** START OF Raw data **

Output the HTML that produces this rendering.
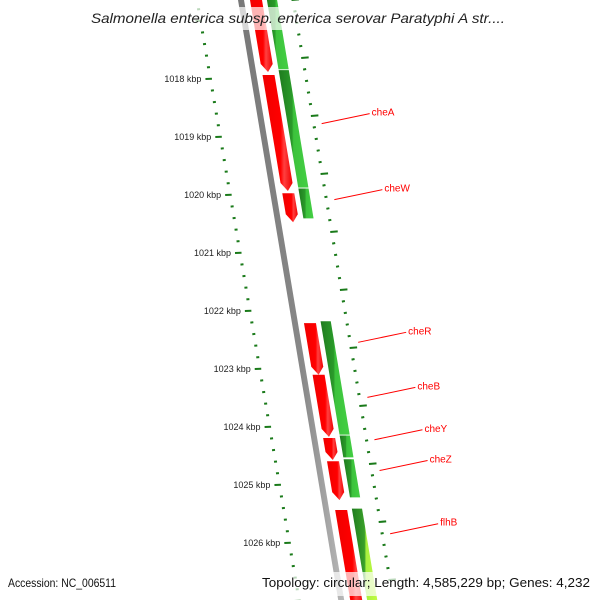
<!DOCTYPE html>
<html><head><meta charset="utf-8"><style>
body{margin:0;background:#fff}
svg{display:block;font-family:"Liberation Sans",sans-serif}
</style></head><body>
<svg id="map" width="600" height="600" viewBox="0 0 600 600">
<defs>
<linearGradient id="redG" x1="0" x2="1"><stop offset="0" stop-color="#f00000"/><stop offset="0.6" stop-color="#ff0000"/><stop offset="0.72" stop-color="#ff4040"/><stop offset="1" stop-color="#f00000"/></linearGradient>
<linearGradient id="grnG" x1="0" x2="1"><stop offset="0" stop-color="#1e7a1e"/><stop offset="0.45" stop-color="#2a9a2a"/><stop offset="0.5" stop-color="#3cc23c"/><stop offset="1" stop-color="#44d044"/></linearGradient>
<linearGradient id="ylwG" x1="0" x2="1"><stop offset="0" stop-color="#1e7a1e"/><stop offset="0.45" stop-color="#3aa02a"/><stop offset="0.5" stop-color="#a8f040"/><stop offset="1" stop-color="#c8ff40"/></linearGradient>
<linearGradient id="grayG" x1="0" x2="1"><stop offset="0" stop-color="#777"/><stop offset="0.6" stop-color="#888"/><stop offset="1" stop-color="#bbb"/></linearGradient>
</defs>
<g id="layer"></g>
<rect x="85" y="7" width="430" height="23" fill="#fff" opacity="0.7"/>
<text x="91" y="23" textLength="414" lengthAdjust="spacingAndGlyphs" font-size="14" font-style="italic" fill="#222">Salmonella enterica subsp. enterica serovar Paratyphi A str....</text>
<rect x="0" y="572" width="600" height="24" fill="#fff" opacity="0.7"/>
<text x="8" y="587" font-size="12" textLength="108" lengthAdjust="spacingAndGlyphs" fill="#111">Accession: NC_006511</text>
<text x="262" y="587" font-size="13" textLength="328" lengthAdjust="spacingAndGlyphs" fill="#111">Topology: circular; Length: 4,585,229 bp; Genes: 4,232</text>
</svg>
<script>
const tickKbp=[1018,1019,1020,1021,1022,1023,1024,1025,1026];
const tickLabels=["1018 kbp","1019 kbp","1020 kbp","1021 kbp","1022 kbp","1023 kbp","1024 kbp","1025 kbp","1026 kbp"];
const redStarts=[1016.5,1017.93,1019.97,1022.21,1023.10,1024.19,1024.59,1025.43];
const redEnds=[1017.88,1019.93,1020.47,1023.10,1024.17,1024.57,1025.26,1027.3];
const greenStarts=[1016.3,1017.84,1019.88,1022.17,1024.14,1024.55,1025.40];
const greenEnds=[1017.84,1019.88,1020.41,1024.14,1024.53,1025.22,1027.3];
const geneNames=["cheA","cheW","cheR","cheB","cheY","cheZ","flhB"];
const geneLabelKbp=[1018.77,1020.08,1022.54,1023.49,1024.22,1024.75,1025.84];

const NS="http://www.w3.org/2000/svg";
const layer=document.getElementById('layer');
const S=0.167;
function yOf(k){return 79+58*(k-1018);}
function xAt(x0,y){return x0+S*y;}
function mk(tag,attrs){const e=document.createElementNS(NS,tag);for(const a in attrs)e.setAttribute(a,attrs[a]);layer.appendChild(e);return e;}

const bb=mk('polygon',{points:`${xAt(238,-10)},-10 ${xAt(244,-10)},-10 ${xAt(244,610)},610 ${xAt(238,610)},610`,fill:'url(#grayG)'});



for(let k=1016;k<=1027.01;k+=0.2){
  const y=yOf(k), x=197+0.17*y;
  const major=Math.abs(k-Math.round(k))<0.01;
  const d=mk('line',{x1:major?x-5:x-1.5,y1:y,x2:x+1.5,y2:y-0.3,stroke:'#1a7a1a','stroke-width':2});
  
  
}
tickKbp.forEach((k,i)=>{
  const y=yOf(k), x=197+0.17*y;
  const t=mk('text',{x:x-9,y:y+3,'font-size':9,fill:'#222','text-anchor':'end'});
  t.textContent=tickLabels[i];
  
  
});
for(let k=1016;k<=1027.01;k+=0.2){
  const y=yOf(k)-21, x=293+S*y;
  const major=Math.abs(k-Math.round(k))<0.01;
  const d=mk('line',{x1:x-1.5,y1:y,x2:major?x+6:x+1.5,y2:y-0.6,stroke:'#1a7a1a','stroke-width':2});
  
  
}
redStarts.forEach((s,i)=>{
  const y1=yOf(s), y2=yOf(redEnds[i]), c=256, h=6, tip=8;
  const pts=[[c-h,y1],[c+h,y1],[c+h,y2-tip],[c,y2],[c-h,y2-tip]].map(p=>`${p[0]+S*p[1]},${p[1]}`).join(' ');
  const g=mk('polygon',{points:pts,fill:'url(#redG)'});
  
  
});
greenStarts.forEach((s,i)=>{
  const y1=yOf(s), y2=yOf(greenEnds[i]), c=272, h=5.5;
  const pts=[[c-h,y1],[c+h,y1],[c+h,y2],[c-h,y2]].map(p=>`${p[0]+S*p[1]},${p[1]}`).join(' ');
  const g=mk('polygon',{points:pts,fill:i===6?'url(#ylwG)':'url(#grnG)',stroke:'#fff','stroke-width':0.8});
  
  
});
geneNames.forEach((n,i)=>{
  const y=yOf(geneLabelKbp[i]), x=301+S*y;
  const l=mk('line',{x1:x,y1:y,x2:x+48,y2:y-10,stroke:'#f00','stroke-width':1});
  
  
  const t=mk('text',{x:x+50,y:y-8,'font-size':10,fill:'#f00'});
  t.textContent=n;
  
  
});
</script>
</body></html>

** END OF Raw data **

◆ What is needed ◆
Copy the listing over exactly, skipping the pictures it holds.

◆ Worked solution ◆
Output the HTML that produces this rendering.
<!DOCTYPE html>
<html><head><meta charset="utf-8"><style>
body{margin:0;background:#fff}
svg{display:block;font-family:"Liberation Sans",sans-serif}
</style></head><body>
<svg id="map" width="600" height="600" viewBox="0 0 600 600">
<defs>
<linearGradient id="redG" x1="0" x2="1"><stop offset="0" stop-color="#f00000"/><stop offset="0.6" stop-color="#ff0000"/><stop offset="0.72" stop-color="#ff4040"/><stop offset="1" stop-color="#f00000"/></linearGradient>
<linearGradient id="grnG" x1="0" x2="1"><stop offset="0" stop-color="#1e7a1e"/><stop offset="0.45" stop-color="#2a9a2a"/><stop offset="0.5" stop-color="#3cc23c"/><stop offset="1" stop-color="#44d044"/></linearGradient>
<linearGradient id="ylwG" x1="0" x2="1"><stop offset="0" stop-color="#1e7a1e"/><stop offset="0.45" stop-color="#3aa02a"/><stop offset="0.5" stop-color="#a8f040"/><stop offset="1" stop-color="#c8ff40"/></linearGradient>
<linearGradient id="grayG" x1="0" x2="1"><stop offset="0" stop-color="#777"/><stop offset="0.6" stop-color="#888"/><stop offset="1" stop-color="#bbb"/></linearGradient>
</defs>
<g id="layer"></g>
<rect x="85" y="7" width="430" height="23" fill="#fff" opacity="0.7"/>
<text x="91" y="23" textLength="414" lengthAdjust="spacingAndGlyphs" font-size="14" font-style="italic" fill="#222">Salmonella enterica subsp. enterica serovar Paratyphi A str....</text>
<rect x="0" y="572" width="600" height="24" fill="#fff" opacity="0.7"/>
<text x="8" y="587" font-size="12" textLength="108" lengthAdjust="spacingAndGlyphs" fill="#111">Accession: NC_006511</text>
<text x="262" y="587" font-size="13" textLength="328" lengthAdjust="spacingAndGlyphs" fill="#111">Topology: circular; Length: 4,585,229 bp; Genes: 4,232</text>
</svg>
<script>
const tickKbp=[1018,1019,1020,1021,1022,1023,1024,1025,1026];
const tickLabels=["1018 kbp","1019 kbp","1020 kbp","1021 kbp","1022 kbp","1023 kbp","1024 kbp","1025 kbp","1026 kbp"];
const redStarts=[1016.5,1017.93,1019.97,1022.21,1023.10,1024.19,1024.59,1025.43];
const redEnds=[1017.88,1019.93,1020.47,1023.10,1024.17,1024.57,1025.26,1027.3];
const greenStarts=[1016.3,1017.84,1019.88,1022.17,1024.14,1024.55,1025.40];
const greenEnds=[1017.84,1019.88,1020.41,1024.14,1024.53,1025.22,1027.3];
const geneNames=["cheA","cheW","cheR","cheB","cheY","cheZ","flhB"];
const geneLabelKbp=[1018.77,1020.08,1022.54,1023.49,1024.22,1024.75,1025.84];

const NS="http://www.w3.org/2000/svg";
const layer=document.getElementById('layer');
const S=0.167;
function yOf(k){return 79+58*(k-1018);}
function xAt(x0,y){return x0+S*y;}
function mk(tag,attrs){const e=document.createElementNS(NS,tag);for(const a in attrs)e.setAttribute(a,attrs[a]);layer.appendChild(e);return e;}

const bb=mk('polygon',{points:`${xAt(238,-10)},-10 ${xAt(244,-10)},-10 ${xAt(244,610)},610 ${xAt(238,610)},610`,fill:'url(#grayG)'});



for(let k=1016;k<=1027.01;k+=0.2){
  const y=yOf(k), x=197+0.17*y;
  const major=Math.abs(k-Math.round(k))<0.01;
  const d=mk('line',{x1:major?x-5:x-1.5,y1:y,x2:x+1.5,y2:y-0.3,stroke:'#1a7a1a','stroke-width':2});
  
  
}
tickKbp.forEach((k,i)=>{
  const y=yOf(k), x=197+0.17*y;
  const t=mk('text',{x:x-9,y:y+3,'font-size':9,fill:'#222','text-anchor':'end'});
  t.textContent=tickLabels[i];
  
  
});
for(let k=1016;k<=1027.01;k+=0.2){
  const y=yOf(k)-21, x=293+S*y;
  const major=Math.abs(k-Math.round(k))<0.01;
  const d=mk('line',{x1:x-1.5,y1:y,x2:major?x+6:x+1.5,y2:y-0.6,stroke:'#1a7a1a','stroke-width':2});
  
  
}
redStarts.forEach((s,i)=>{
  const y1=yOf(s), y2=yOf(redEnds[i]), c=256, h=6, tip=8;
  const pts=[[c-h,y1],[c+h,y1],[c+h,y2-tip],[c,y2],[c-h,y2-tip]].map(p=>`${p[0]+S*p[1]},${p[1]}`).join(' ');
  const g=mk('polygon',{points:pts,fill:'url(#redG)'});
  
  
});
greenStarts.forEach((s,i)=>{
  const y1=yOf(s), y2=yOf(greenEnds[i]), c=272, h=5.5;
  const pts=[[c-h,y1],[c+h,y1],[c+h,y2],[c-h,y2]].map(p=>`${p[0]+S*p[1]},${p[1]}`).join(' ');
  const g=mk('polygon',{points:pts,fill:i===6?'url(#ylwG)':'url(#grnG)',stroke:'#fff','stroke-width':0.8});
  
  
});
geneNames.forEach((n,i)=>{
  const y=yOf(geneLabelKbp[i]), x=301+S*y;
  const l=mk('line',{x1:x,y1:y,x2:x+48,y2:y-10,stroke:'#f00','stroke-width':1});
  
  
  const t=mk('text',{x:x+50,y:y-8,'font-size':10,fill:'#f00'});
  t.textContent=n;
  
  
});
</script>
</body></html>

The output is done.